Whether due to supply insecurity, high prices on the global market, ethical concerns, regulatory bans, or product innovations with improved material properties: companies have many reasons to look for alternative materials.
“There are databases that product developers can use for research. But these often fail to deliver usable results because they don’t take the company’s specific application into account,” says Charlotte Schmidt from the research team Sustainability and Material Compliance Management at the Fraunhofer Institute for Manufacturing Engineering and Automation IPA.
To make the search easier and deliver more relevant results, Schmidt and two colleagues developed an AI-assisted tool for material substitution.
Via an input mask, users must first specify the material or raw substance they wish to replace, along with the required properties of the alternative material and contextual information about the intended use.
Material Substitution: AI Research Using a Database
This is followed by an AI-driven search that scours the “Semantic Scholar” database based on the specific user data and requirements.
By comparing the user input with the information available in the database, the AI identifies suitable alternative materials.
The AI component for material substitution is just one of several building blocks the researchers use to support companies in the search for alternative raw materials, base substances, or chemicals.
Once the AI has completed its task, the suggested substitutes and the original materials are subjected to a comprehensive evaluation that takes into account legal, ecological, and social aspects, as well as supply security.
In close cooperation with the respective company, the researchers then examine how well the proposed materials meet the specific requirements.
At the end of the process, a report is compiled.

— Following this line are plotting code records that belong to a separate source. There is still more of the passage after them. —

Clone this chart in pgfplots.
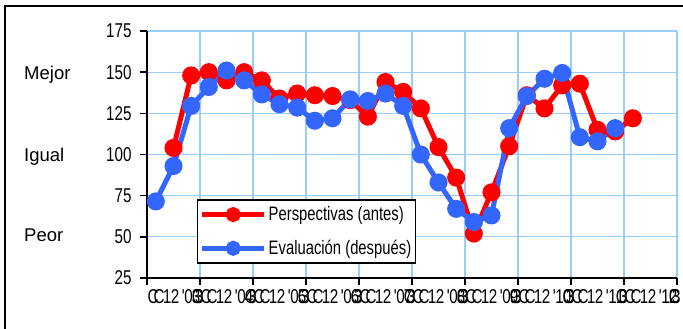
\documentclass[border=0pt]{standalone}
\usepackage{pgfplots}
\pgfplotsset{compat=1.18}
\usepackage{fontspec}
\setmainfont{Liberation Sans}
\newfontfamily\narrow[FakeStretch=0.76]{Liberation Sans}
\definecolor{gridblue}{RGB}{153,204,255}
\definecolor{serred}{RGB}{255,0,0}
\definecolor{serblue}{RGB}{51,102,255}
\newcommand{\ql}[2]{\rlap{\hspace{-3pt}C\kern-5pt C\kern-1.5pt 1\kern-0.5pt 2\kern2.5pt'\kern-0.5pt #1\kern-1pt\rlap{C}\kern0pt #2\kern-5pt 3}}
\begin{document}
\begin{tikzpicture}
\useasboundingbox (0,0) rectangle (683pt,329pt);
\draw[line width=1.5pt] (5pt,-5pt) -- (5pt,323pt) -- (690pt,323pt);
\begin{axis}[
  at={(147pt,51pt)}, anchor=south west,
  scale only axis, width=530pt, height=247pt,
  xmin=0, xmax=30, ymin=25, ymax=175,
  xtick={0,3,...,30},
  xticklabels={\ql{0}{3},\ql{0}{4},\ql{0}{5},\ql{0}{6},\ql{0}{7},\ql{0}{8},\ql{0}{9},\ql{1}{0},\ql{1}{1},\ql{1}{2},{}},
  ytick={25,50,...,175},
  axis x line=bottom, axis y line=left,
  axis line style={-, line width=1.5pt, black},
  tick align=outside, tick style={black, line width=1.5pt},
  major tick length=7pt,
  grid=major, major grid style={gridblue, line width=1.3pt},
  /pgf/number format/assume math mode=true,
  yticklabel style={xshift=-5pt, font=\narrow\fontsize{20}{20}\selectfont},
  xticklabel style={anchor=north west, yshift=-1pt, font=\narrow\fontsize{20}{20}\selectfont},
  legend style={at={(0.0943,0.3198)}, anchor=north west, draw=black, line width=1.5pt,
    font=\narrow\fontsize{19.5}{20}\selectfont, inner xsep=2pt, inner ysep=5pt, row sep=14pt},
  legend cell align=left,
  legend image code/.code={\draw[mark repeat=2,mark phase=2,#1, mark size=5pt] plot coordinates {(0pt,0pt) (31pt,0pt) (62pt,0pt)};},
  clip=false,
]
\addplot[serred, line width=5pt, mark=*, mark size=6.5pt, mark options={solid}] coordinates {
(1.5,104) (2.5,148) (3.5,150) (4.5,145) (5.5,150) (6.5,145) (7.5,134) (8.5,137) (9.5,136) (10.5,135.5)
(11.5,133) (12.5,123) (13.5,144) (14.5,138) (15.5,128) (16.5,104.5) (17.5,86) (18.5,52) (19.5,77) (20.5,105)
(21.5,136) (22.5,128) (23.5,142) (24.5,143) (25.5,115) (26.5,114) (27.5,122)};
\addlegendentry{Perspectivas (antes)}
\addplot[serblue, line width=5pt, mark=*, mark size=6.5pt, mark options={solid}] coordinates {
(0.5,71.5) (1.5,93) (2.5,129.5) (3.5,141) (4.5,151) (5.5,145) (6.5,136.5) (7.5,130.5) (8.5,128.5) (9.5,120.5)
(10.5,122) (11.5,133.5) (12.5,132.5) (13.5,137) (14.5,129.5) (15.5,100) (16.5,83) (17.5,67) (18.5,59) (19.5,63)
(20.5,116) (21.5,135.5) (22.5,146) (23.5,149.5) (24.5,110.5) (25.5,108) (26.5,116)};
\addlegendentry{Evaluación (después)}
\end{axis}
\node[anchor=west, font=\fontsize{18.5}{19}\selectfont, inner sep=0pt] at (24pt,254pt) {Mejor};
\node[anchor=west, font=\fontsize{18.5}{19}\selectfont, inner sep=0pt] at (24pt,172pt) {Igual};
\node[anchor=west, font=\fontsize{18.5}{19}\selectfont, inner sep=0pt] at (24pt,94pt) {Peor};
\end{tikzpicture}
\end{document}
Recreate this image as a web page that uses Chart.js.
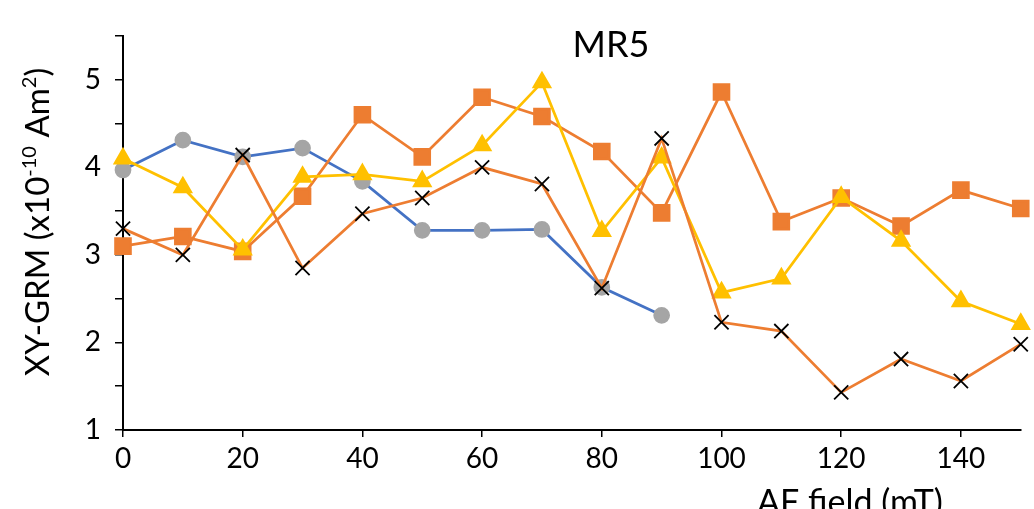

It presents the most suitable substitutes along with the evaluation of the various criteria.
This provides companies with a solid decision-making foundation.
Initial tests show: AI integration is promising
As an alternative to cobalt, the AI-assisted material substitution tool proposes, among others, iron.
“It’s not exactly a new insight that lithium iron phosphate can be used instead of lithium nickel manganese cobalt oxide for battery cathodes,” says Schmidt. “But this and other results have shown us that AI integration is a promising approach when searching for alternative materials.”
The AI-supported material substitution tool was developed as part of the research project “Ultraefficiency Factory – Deep Dive.”
It started in April 2024 and will run until the end of August 2025. The research project is supported by the Ministry of the Environment, Climate and Energy of Baden-Württemberg with a total of 1.4 million euros.